Luke 12:16-21 (The Rich Man and His Granaries)
Until we figure out who we are, our actions have no purpose. We will end up doing one thing one day, and something contrary the next.
Because we are fallen, our default purpose is selfish and egoistic and sees other people based on what they can do for us. Some days we see benefit in working with and helping other people, but other days we see no benefit from helping them and so we ignore them or even work against them.
So it is with all of our riches, whether they are material or spiritual. Our default setting, in our selfishness, is to dole them out tactically – if at all – based on our feelings will bring the greatest security, influence, pleasure, or the most of whatever will satisfy the emotional impulse that is dominating us at the time. People with friendly emotions will share more, people who are dominated by fear will invest in protection, people who are more epicurean will invest in luxuries, people who crave status will use their resources to show off, and so on.
This has a certain kind of logic, but it is the logic of the world, not the logic of the Logos; nor is it the way to live a joyful life here or in the eternal life that is to come.
We need to know who we are. We are certainly more than our emotions. They are a poor guide to living well and a poor guide for making sound decisions.
So who are we? What were we made for? We are sons and daughters of the Most-High, created to accomplish God’s will that humans and humanity are healed and brought into a joyful fellowship with one another and with Him now and in the world to come.
Understanding this allows us to rise above our captivity to our feelings and act in ways that are productive.
The rich man in today’s Gospel didn’t get this. He made the decision about how to use his extra grain based on his feelings rather than on who he was called to be.
It isn’t just that the grain that could have been used to feed the poor will now rot and be stolen; it is that it could have been used to create and sustain connections with the poor to create a bond with them that would have pulled the rich man out of his existential loneliness and completely selfish concerns.
It would have opened a world of fellowship and virtue to him; a world that is denied to all who confine themselves to serving just their feelings; a world that would have transformed him into something greater, something that would have transcended the simple creature his genes and environment alone would have allowed.
Spiritual resources are the same. If we hoard or spend them just according to our feelings, we are no better than the rich man in the parable. They will rot and fester and disappear when they could have become the thing that feeds the hungry, connects us to them, and draws us all up into the glory of God.

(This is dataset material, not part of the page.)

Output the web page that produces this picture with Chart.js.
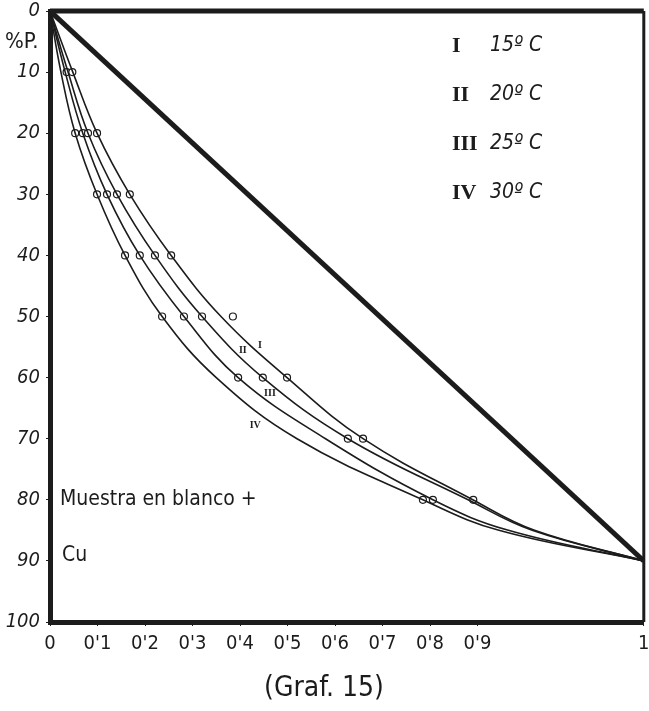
<!DOCTYPE html>
<html>
<head>
<meta charset="utf-8">
<script src="https://cdn.jsdelivr.net/npm/chart.js@4.4.1/dist/chart.umd.min.js"></script>
<style>
  html, body { margin: 0; padding: 0; background: #fff; }
  #wrap { width: 649px; height: 711px; position: relative; }
</style>
</head>
<body>
<div id="wrap"><canvas id="graf"></canvas></div>
<script>
// % P. levels (y axis) at which the curves were read
const pctLevels = [0, 10, 20, 30, 40, 50, 60, 70, 80, 85, 90];

// x position of each curve at those levels (drawn scale, right border = "1")
const X_END = 1.25;
const curve15 = [0, 0.048, 0.099, 0.168, 0.255, 0.36, 0.499, 0.659, 0.89, 1.02, X_END];
const curve20 = [0, 0.038, 0.08, 0.141, 0.221, 0.32, 0.448, 0.627, 0.88, 1.015, X_END];
const curve25 = [0, 0.032, 0.069, 0.12, 0.189, 0.282, 0.396, 0.58, 0.806, 0.965, X_END];
const curve30 = [0, 0.023, 0.053, 0.099, 0.158, 0.236, 0.35, 0.52, 0.785, 0.945, X_END];

// measured points (little circles), null where there is none
const obs15 = [null, 0.047, 0.099, 0.168, 0.255, 0.385, 0.499, 0.659, 0.891, null, null];
const obs20 = [null, 0.035, 0.08, 0.141, 0.221, 0.32, 0.448, 0.627, null, null, null];
const obs25 = [null, null, 0.069, 0.12, 0.189, 0.282, 0.396, null, 0.806, null, null];
const obs30 = [null, null, 0.053, 0.099, 0.158, 0.236, null, null, 0.785, null, null];

// straight reference line
const diagX = [0, X_END];
const diagY = [0, 90];

// tick labels
const xTickValues = [0, 0.1, 0.2, 0.3, 0.4, 0.5, 0.6, 0.7, 0.8, 0.9, X_END];
const xTickLabels = ["0", "0'1", "0'2", "0'3", "0'4", "0'5", "0'6", "0'7", "0'8", "0'9", "1"];

// legend + curve tags
const legendRoman = ["I", "II", "III", "IV"];
const legendTemps = ["15º C", "20º C", "25º C", "30º C"];
const curveTags = [
  { text: "I", x: 0.442, y: 54.7 },
  { text: "II", x: 0.406, y: 55.6 },
  { text: "III", x: 0.463, y: 62.6 },
  { text: "IV", x: 0.432, y: 67.8 }
];

const INK = '#1c1c1c';
const NARROW = "'Liberation Sans Narrow', 'DejaVu Sans Condensed', 'Roboto', sans-serif";

function toPoints(xs) {
  const pts = [];
  xs.forEach((x, i) => { if (x !== null) pts.push({ x: x, y: pctLevels[i] }); });
  return pts;
}

function curveSet(xs) {
  return {
    type: 'line',
    data: toPoints(xs),
    borderColor: INK,
    borderWidth: 1.6,
    pointRadius: 0,
    fill: false,
    tension: 0.4
  };
}

function obsSet(xs) {
  return {
    type: 'scatter',
    data: toPoints(xs),
    pointStyle: 'circle',
    pointRadius: 3.5,
    pointBackgroundColor: '#fff',
    pointBorderColor: INK,
    pointBorderWidth: 1.2,
    showLine: false
  };
}

// frame, legend and hand written notes
const extras = {
  id: 'extras',
  afterDatasetsDraw(chart) {
    const ctx = chart.ctx;
    const a = chart.chartArea;
    const xs = chart.scales.x, ys = chart.scales.y;
    ctx.save();
    ctx.strokeStyle = INK;
    ctx.lineWidth = 5;
    ctx.beginPath();
    ctx.moveTo(a.left, a.top);
    ctx.lineTo(a.right, a.top);
    ctx.stroke();
    ctx.lineWidth = 3;
    ctx.beginPath();
    ctx.moveTo(a.right, a.top);
    ctx.lineTo(a.right, a.bottom);
    ctx.stroke();

    ctx.fillStyle = INK;
    ctx.textBaseline = 'middle';

    // legend
    for (let i = 0; i < legendRoman.length; i++) {
      const y = 46 + i * 49;
      ctx.font = "bold 22px 'Liberation Serif', 'DejaVu Serif', serif";
      ctx.textAlign = 'left';
      ctx.fillText(legendRoman[i], 452, y);
      ctx.font = "italic 21px " + NARROW;
      ctx.fillText(legendTemps[i], 490, y);
    }

    // small roman tags on the curves
    ctx.font = "bold 10px 'Liberation Serif', serif";
    ctx.textAlign = 'center';
    curveTags.forEach(t => ctx.fillText(t.text, xs.getPixelForValue(t.x), ys.getPixelForValue(t.y)));

    // notes
    ctx.textAlign = 'left';
    ctx.font = "21px " + NARROW;
    ctx.fillText("Muestra en blanco +", 60, 500);
    ctx.fillText("Cu", 62, 556);
    ctx.font = "22px " + NARROW;
    ctx.fillText("%P.", 5, 42);

    ctx.textAlign = 'center';
    ctx.font = "28px " + NARROW;
    ctx.fillText("(Graf. 15)", 324, 689);
    ctx.restore();
  }
};

new Chart(document.getElementById('graf'), {
  data: {
    datasets: [
      {
        type: 'line',
        data: diagX.map((x, i) => ({ x: x, y: diagY[i] })),
        borderColor: INK,
        borderWidth: 5,
        pointRadius: 0
      },
      curveSet(curve15), curveSet(curve20), curveSet(curve25), curveSet(curve30),
      obsSet(obs15), obsSet(obs20), obsSet(obs25), obsSet(obs30)
    ]
  },
  options: {
    responsive: true,
    maintainAspectRatio: false,
    animation: false,
    layout: { padding: { left: 0, top: 11, right: 4, bottom: 0 } },
    plugins: { legend: { display: false }, tooltip: { enabled: false } },
    scales: {
      x: {
        type: 'linear',
        position: 'bottom',
        min: 0,
        max: X_END,
        afterFit(s) { s.height = 89; s.paddingLeft = 0; s.paddingRight = 0; },
        afterBuildTicks(s) { s.ticks = xTickValues.map(v => ({ value: v })); },
        border: { display: true, width: 5, color: INK },
        grid: { display: true, drawOnChartArea: false, tickLength: 4, color: INK, lineWidth: 1 },
        ticks: {
          color: INK,
          padding: 6,
          maxRotation: 0,
          autoSkip: false,
          font: { family: NARROW, size: 20 },
          callback(v) {
            const i = xTickValues.findIndex(t => Math.abs(t - v) < 1e-6);
            return i >= 0 ? xTickLabels[i] : '';
          }
        }
      },
      y: {
        type: 'linear',
        position: 'left',
        reverse: true,
        min: 0,
        max: 100,
        afterFit(s) { s.width = 50; s.paddingTop = 0; s.paddingBottom = 0; },
        border: { display: true, width: 5, color: INK },
        grid: { display: true, drawOnChartArea: false, tickLength: 4, color: INK, lineWidth: 1 },
        ticks: {
          stepSize: 10,
          color: INK,
          padding: 6,
          font: { family: NARROW, size: 20, style: 'italic' }
        }
      }
    }
  },
  plugins: [extras]
});
</script>
</body>
</html>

We – as individuals, as a parish, and as the Orthodox Church – have an abundance of material and spiritual goods. Far more than we need for our comfort and sustenance. This bounty was not meant to be hoarded, but to be shared; not because we are nice or because we want more friends, but because it is our calling to serve others, to draw us all into unity with God through Christ Jesus. This is the only way to change the wealth of this world – both material and spiritual – into an internal inheritance.